Delaying climate finance until 2035 worsens costs and impacts for vulnerable countries worldwide

$1 Trillion Climate Finance Needed by 2030 to Protect Poor Nations

A new study highlights the pressing need for $1 trillion in annual climate finance for poor countries by 2030.

This demand, five years ahead of current agreements, underscores the urgency of addressing climate challenges without delay.

The funding aims to mitigate greenhouse gas emissions and manage extreme weather impacts.

Delaying this goal until 2035 would exacerbate economic and environmental burdens on vulnerable nations.

The Independent High-Level Expert Group on Climate Finance, composed of leading economists, revealed that failing to secure $1 trillion annually by 2030 would lead to rising costs and irreversible damage.

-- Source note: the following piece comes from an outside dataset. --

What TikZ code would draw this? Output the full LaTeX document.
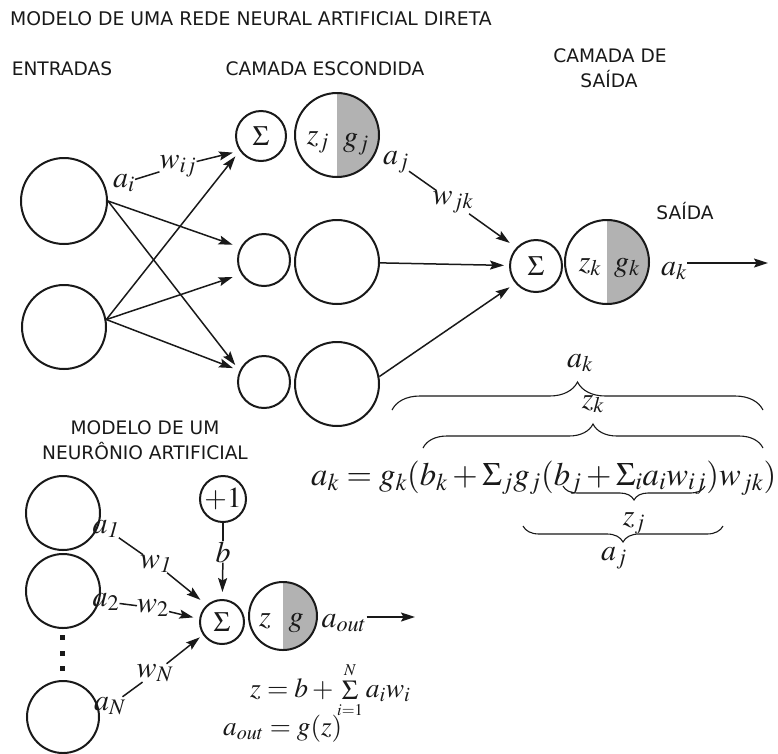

The study, presented at the COP29 summit in Azerbaijan, calls for significant commitments from developed countries to meet this target through diverse funding sources.

Balanced funding from public grants, private investments, and taxes can meet 2030 climate goals.

Lord Nicholas Stern, one of the report’s authors, emphasized, “The longer we wait, the more expensive it becomes.” He proposed a balanced strategy:

  • Half the funds are from private sector investments.
  • $250 billion from multilateral development banks like the World Bank.
  • The rest are from direct grants, International Monetary Fund special drawing rights, and innovative taxes on sectors like aviation and shipping.

Developed nations face a dual challenge: fulfilling their obligations under the 2015 Paris Agreement while securing broader consensus on new funding mechanisms.

Current disagreements revolve around the proportion of public versus private financing, and whether emerging economies, such as China, should contribute.

Activists like Harjeet Singh warn against relying solely on profit-driven private finance, stressing the need for public grants to address adaptation for vulnerable communities.

Similarly, Mohamed Adow of Power Shift Africa calls for “robust commitments” at COP29 to secure a just transition for developing nations.

The announcement of increased commitments by multilateral development banks, doubling to $120 billion annually by 2030, is a step forward.

However, experts believe these efforts fall short of the $1 trillion goal.

As negotiations intensify, it is clear that addressing climate finance equitably and urgently is vital for a sustainable future.

The message is clear: delay is not an option. Immediate and substantial climate finance is essential to safeguard the world’s most vulnerable communities and ensure a global path toward sustainability.